Рукопись "Зимний перевал" редакция послала на отзыв в Институт Маркса-Энгельса-Ленина. Драбкина рассказывает: "У меня написано: "Я иду по Смольному, из одной двери выходит Владимир Ильич, здоровается: "Лиза, иди к нам чай пить, нам варенье привезли". На полях рукописи замечание рецензента - "Так просто?""
Одна эпоха не узнавала свое начало в другой...
* * *
Евгений Тимофеев - тюремный друг Л., инженер-кораблестроитель, комсомолец со времен гражданской войны, участник ленинградской оппозиции 1925-1927 годов, провел в тюрьмах, лагерях, ссылках почти четверть века, с 1928 по 1955 год с двумя короткими перерывами. Он прошел империю ГУЛАГа из края в край - от Соловков до Колымы. И он поверил, что Хрущев ведет партию вперед к ленинскому прошлому. Евгений считал себя последовательным марксистом и строго, рассудительно объяснял нам, как новое экономическое развитие нашей страны должно привести к построению настоящего коммунизма.
Он был участником и пропагандистом косыгинских реформ 1965 года у себя в НИИ и на предприятиях, куда он выезжал.
Его огорчали наши "ревизионистские", "либерально-идеалистические" сомнения. Он спорил с нами, продолжая верить, что мы можем и должны построить коммунизм.
Но разлучила нас только его смерть.
Варлам Шаламов, один из самых талантливых, самых беспощадных художников - летописцев советской каторги, вспоминая двадцатые годы *, преображался, становился добрым, доверчивым, веселым, рассказывая о вечерах Маяковского и других поэтов, о диспутах Луначарского с Введенским, о первых спектаклях Мейерхольда, о красках и шумах московских улиц...

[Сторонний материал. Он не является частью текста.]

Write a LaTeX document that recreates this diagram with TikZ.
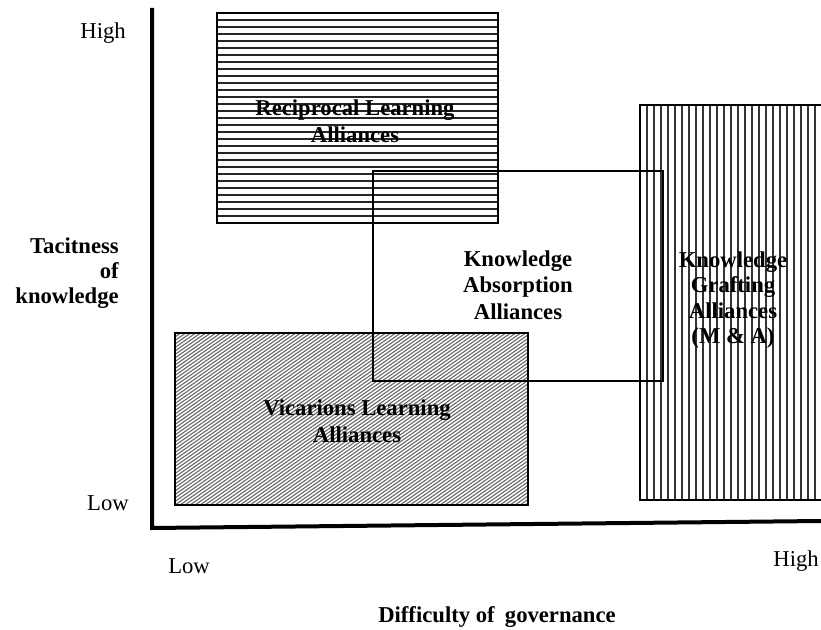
\documentclass[tikz,border=0pt]{standalone}
\usepackage{fontspec}
\setmainfont{Liberation Serif}
\usetikzlibrary{fit}
\begin{document}
\begin{tikzpicture}[x=0.75pt,y=-0.75pt,
  box/.style={draw=black,line width=1.3pt,inner sep=0pt},
  lbl/.style={font=\fontsize{17}{20}\selectfont\bfseries,align=center,inner sep=0pt},
  tick/.style={font=\fontsize{17}{20}\selectfont,inner sep=0pt},
  axis/.style={line width=3pt,line join=miter},
  hhatch/.style={path picture={\foreach \k in {1,...,31}{\draw[line width=1.1pt,black!85] ([yshift={-\k*5.25pt}]path picture bounding box.north west) -- ([yshift={-\k*5.25pt}]path picture bounding box.north east);}}},
  vhatch/.style={path picture={\foreach \k in {1,...,27}{\draw[line width=1.1pt,black!80] ([xshift={\k*5.25pt}]path picture bounding box.north west) -- ([xshift={\k*5.25pt}]path picture bounding box.south west);}}},
  dhatch/.style={path picture={\foreach \k in {0,...,125}{\draw[line width=0.8pt,black!60] ([xshift={\k*3.75pt-195pt}]path picture bounding box.south west) -- ++(400pt,280pt);}}}]
\useasboundingbox (0,0) rectangle (821,630);
% corner coordinates of the regions
\coordinate (rla-nw) at (217,13);  \coordinate (rla-se) at (498,223);
\coordinate (vla-nw) at (175,333); \coordinate (vla-se) at (528,505);
\coordinate (kga-nw) at (640,105); \coordinate (kga-se) at (830,500);
\coordinate (kaa-nw) at (373,171); \coordinate (kaa-se) at (663,381);
% hatched regions
\node[box,hhatch,fit=(rla-nw)(rla-se)] (rla) {};
\node[box,dhatch,fit=(vla-nw)(vla-se)] (vla) {};
\node[box,vhatch,fit=(kga-nw)(kga-se)] (kga) {};
% absorption region (outline only)
\node[box,fit=(kaa-nw)(kaa-se)] (kaa) {};
% axes
\coordinate (ytop) at (152,8);
\coordinate (origin) at (152,528);
\coordinate (xend) at (821,521);
\draw[axis] (ytop) -- (origin) -- (xend);
% region labels
\node[lbl] (rlat) at (355,121) {Reciprocal Learning\\Alliances};
\node[lbl] (vlat) at (357,421) {Vicarions Learning\\Alliances};
\node[lbl] (kaat) at (518,285) {Knowledge\\Absorption\\Alliances};
\node[lbl,font=\fontsize{17}{19}\selectfont\bfseries] (kgat) at (733,300) {Knowledge\\Grafting\\Alliances\\(M \& A)};
% axis labels
\node[tick,anchor=east] (yhigh) at (126,33) {High};
\node[tick,anchor=east] (ylow) at (129,503) {Low};
\node[lbl,font=\fontsize{17}{19}\selectfont\bfseries,align=right,anchor=east] (ytitle) at (119,273) {Tacitness\\of\\knowledge};
\node[tick,anchor=west] (xlow) at (168,566) {Low};
\node[tick,anchor=east] (xhigh) at (819,561) {High};
\node[lbl] (xtitle) at (497,617) {Difficulty of\hspace{0.45em}governance};
\end{tikzpicture}
\end{document}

Его воспоминания помечены 1962 годом, то есть они писались одновременно с "Колымскими рассказами".
* См. издание: А-Я. Париж, 1985.
Смерть Ивана Макарьева была предвестием; вскоре начали умирать те иллюзии, которыми жил он, которые на время увлекли и нас.
* * *
Книга Аркадия Белинкова о Юрии Тынянове (1961) - талантливый саркастический памфлет, направленный прежде всего против той части интеллигенции, которая в 20-е годы начала сотрудничать с советской властью, по наивности или по расчету поддерживая официальную идеологию.
Это дерзкое обличение встретило широкий, сочувственный отклик. Рецензия В. Шкловского в "Литературной газете" называлась "Талантливо!"
Для молодых читателей книга Белинкова стала первым снарядом, разрушавшим миф о двадцатых годах.
Первая книга воспоминаний Надежды Мандельштам, распространявшаяся в самиздате в 1964-1965 годах, покоряла прежде всего достоверным и поэтическим рассказом о страшной судьбе Осипа Мандельштама, о зарождении и "вызревании" стиха. Вместе с тем эта книга безоговорочно отвергала наши тогдашние иллюзии.